1. std::vector is a great generic tool, but we do not need resize, etc, so the "capacity" pointer (or integer depending on the implementation) is just overhead. Even the "size" pointer is redundant since the 2 vectors have the same size, we could replace 2 vectors with one int (dimension) and 2 pointers (maybe unique_ptr). We could even drop the dimension, callers should always know it, although that means changing the interface a bit. We could also do a single allocation for neighbors+vertices(+mirror indexes) to reduce the overhead. Getting that right in all cases can be a bit tricky, but since here Vertex_handle and Full_cell_handle are both pointers (same size and alignment) it should be easy.
   We do a lot of allocations of buffers of the same size, so a specialized (pool?) allocator should work better than malloc+free.
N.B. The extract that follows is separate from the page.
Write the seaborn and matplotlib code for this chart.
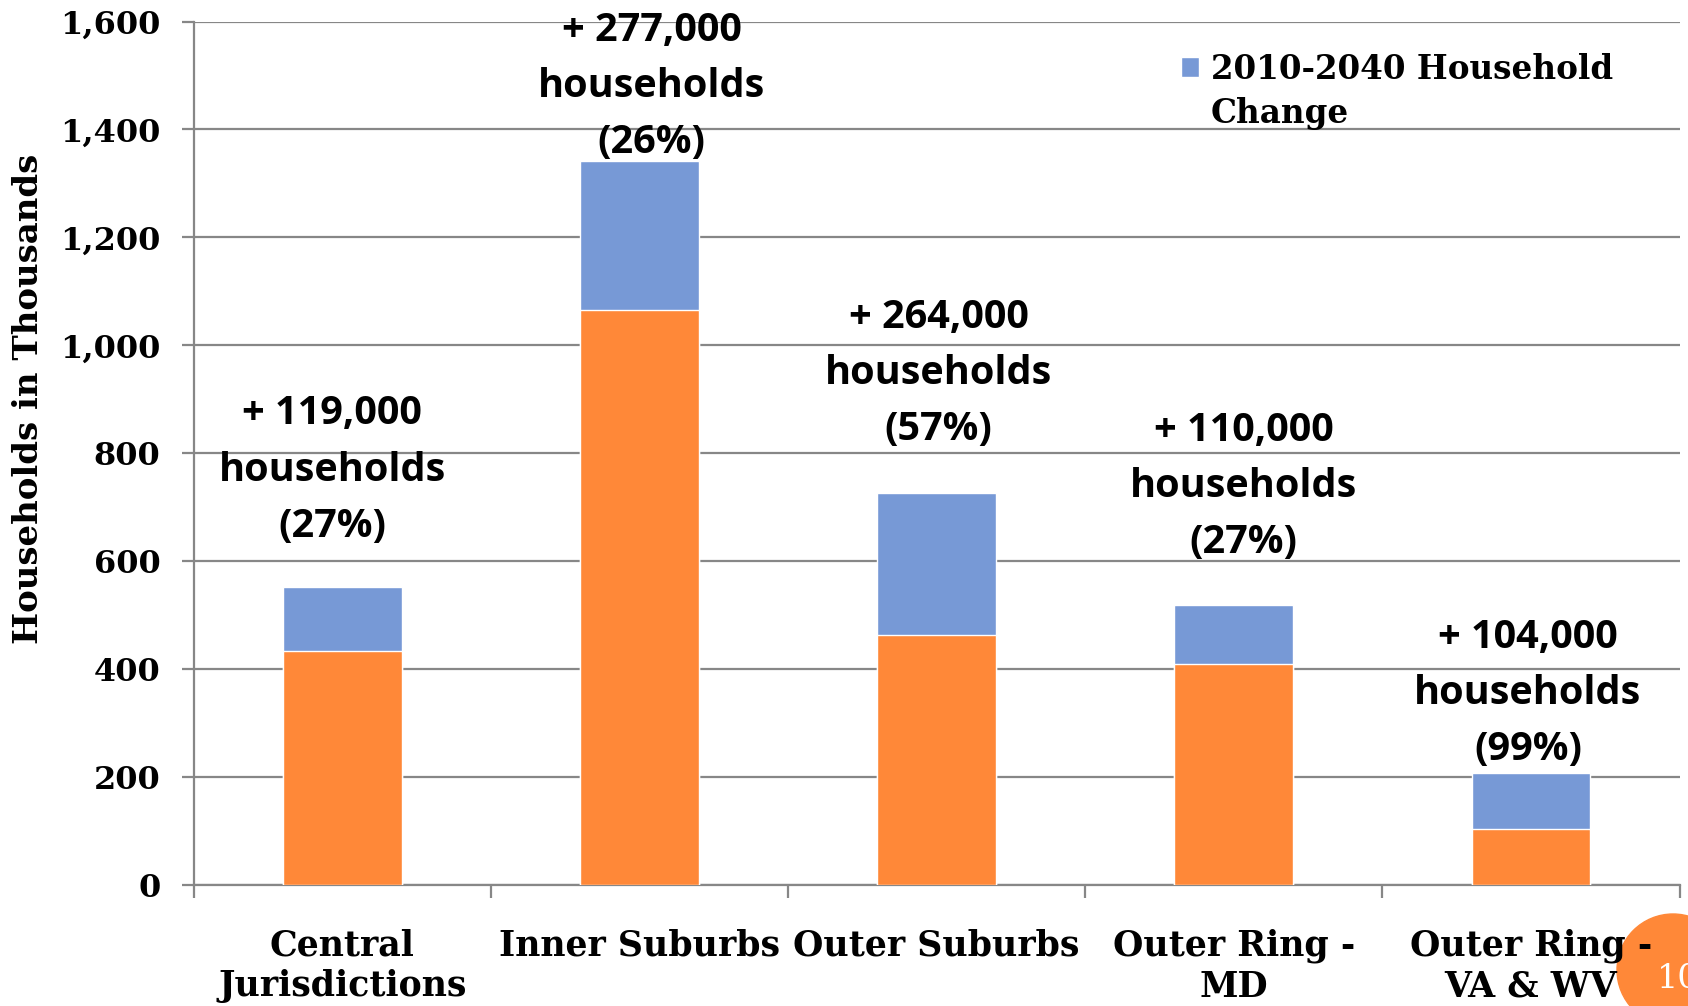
import matplotlib
matplotlib.use("Agg")
import matplotlib.pyplot as plt
import matplotlib.ticker as mticker
from matplotlib.patches import Ellipse
import pandas as pd
import seaborn as sns

# --- Data ---
regions = ["Central\nJurisdictions", "Inner Suburbs", "Outer Suburbs",
           "Outer Ring -\nMD", "Outer Ring -\nVA & WV"]
households_2010 = [433, 1065, 463, 409, 104]
household_change = [119, 277, 264, 110, 104]
change_labels = ["+ 119,000\nhouseholds\n(27%)", "+ 277,000\nhouseholds\n(26%)",
                 "+ 264,000\nhouseholds\n(57%)", "+ 110,000\nhouseholds\n(27%)",
                 "+ 104,000\nhouseholds\n(99%)"]
legend_lines = ["2010-2040 Household", "Change"]
y_ticks = [0, 200, 400, 600, 800, 1000, 1200, 1400, 1600]

# --- Style ---
ORANGE = "#FF8838"
BLUE = "#7799D6"
GRID = "#878787"
SERIF = "DejaVu Serif"
SANS = "Open Sans"

sns.set_style("white")
plt.rcParams["font.family"] = [SERIF]
for key in ["text.color", "axes.labelcolor", "xtick.labelcolor", "ytick.labelcolor"]:
    plt.rcParams[key] = "black"

df = pd.DataFrame({
    "region": regions,
    "base": households_2010,
    "change": household_change,
})
df["total"] = df["base"] + df["change"]

fig = plt.figure(figsize=(16.88, 10.06), dpi=100)
ax = fig.add_axes([0.1148, 0.1203, 0.8802, 0.8583])

sns.barplot(data=df, x="region", y="total", color=BLUE, width=0.4,
            saturation=1, label=legend_lines[0], ax=ax, zorder=3)
sns.barplot(data=df, x="region", y="base", color=ORANGE, width=0.4,
            saturation=1, ax=ax, zorder=3)

ax.set_xlim(-0.5, 4.5)
ax.set_ylim(0, 1600)
ax.set_yticks(y_ticks)
ax.yaxis.set_major_formatter(mticker.StrMethodFormatter("{x:,.0f}"))
ax.yaxis.grid(True, color=GRID, linewidth=1.6, zorder=0)
ax.set_axisbelow(True)

for side in ["top", "right"]:
    ax.spines[side].set_visible(False)
for side in ["left", "bottom"]:
    ax.spines[side].set_color(GRID)
    ax.spines[side].set_linewidth(1.6)

ax.set_xlabel("")
ax.set_ylabel("Households in Thousands", fontsize=24.5, fontweight="bold")
ax.yaxis.set_label_coords(-0.1, 0.563)

ax.tick_params(axis="y", length=9, width=1.6, color=GRID, pad=15,
               labelsize=23, left=True)
ax.tick_params(axis="x", which="major", length=0, pad=31, labelsize=25)
ax.set_xticks(range(len(regions)))
ax.set_xticklabels(regions, linespacing=1.27)
for lbl in ax.get_yticklabels() + ax.get_xticklabels():
    lbl.set_fontweight("bold")
ax.set_xticks([i - 0.5 for i in range(len(regions) + 1)], minor=True)
ax.tick_params(axis="x", which="minor", length=9, width=1.6, color=GRID,
               bottom=True)

# change annotations above each bar (pixel offsets from the bar top)
label_dx = [-10, 12, 2, 10, -3]
label_dy = [117, 74, 119, 118, 79]
for i, txt in enumerate(change_labels):
    ax.annotate(txt, xy=(i, df["total"][i]), xytext=(label_dx[i], label_dy[i]),
                textcoords="offset pixels", ha="center", va="center",
                fontsize=28.5, fontweight="bold", family=SANS,
                linespacing=1.57, zorder=5)

leg_font = {"family": SERIF, "weight": "bold", "size": 23.5}
leg = ax.legend(loc="upper left", bbox_to_anchor=(0.645, 0.998), frameon=False,
                handlelength=0.55, handleheight=0.55, handletextpad=0.35,
                prop=leg_font)

# second legend line sits under the first, aligned with its left edge
fig.canvas.draw()
bb = leg.get_texts()[0].get_window_extent().transformed(fig.transFigure.inverted())
fig.text(bb.x0, bb.y0 - 44 / 1006, legend_lines[1], ha="left", va="bottom",
         fontdict=leg_font)

# slide number badge (behind the tick labels)
fig.add_artist(Ellipse((1673 / 1688, 1 - 970 / 1006), 112 / 1688, 112 / 1006,
                       transform=fig.transFigure, color=ORANGE, zorder=-1))
fig.text(1657 / 1688, 1 - 988 / 1006, "10", color="white", fontsize=24,
         family=SERIF, ha="left", va="baseline", zorder=11)

fig.savefig("out.png", dpi=100)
2. (ignoring Compact_container) The overhead of allocating memory to store the neighbors could also be handled by... not allocating, i.e. including the neighbors directly in the Full_cell (as in the case of static dimension). One option for this would be to consider an upper bound on interesting dimensions, add a fixed-size buffer to Full_cell, and use only the part we need (similar to static_vector). Less wasteful would be a similar idea to C's flexible array member. That is, every time we create a Full_cell, we would actually allocate sizeof(Full_cell)+2*d*sizeof(void*), and the cell would know that its buffers immediately follow it in memory. This means that a cell can never be created by Full_cell c(...); but only through a factory function or a careful use of placement new. This now requires quite some changes in the interface, and does not work with Compact_container which expects "regular" objects. Care is also needed to include TDS_data and user data in the full cell.

3. Compact_container requires to know at compile-time the size of the objects it will hold. However, AFAIU, nothing in its implementation really needs that property. Providing a size during construction, storing it, and using it as a multiplier when incrementing pointers or allocating, would complicate the code but seems relatively straightforward. The result would be that the Compact_container would have exactly the same content as it currently does for a fixed dimension.

I don't think many people write their own implementation following the concept of Full_Cell, at most they instantiate it with their own data type, so a breaking change may not be that bad.

I am unlikely to implement all that for now (maybe parts of 1), but I am happy to discuss if someone is motivated.

Of course there is also overhead in the geometry part (points stored as vectors instead of arrays, not using static filters, etc), but that's a separate issue.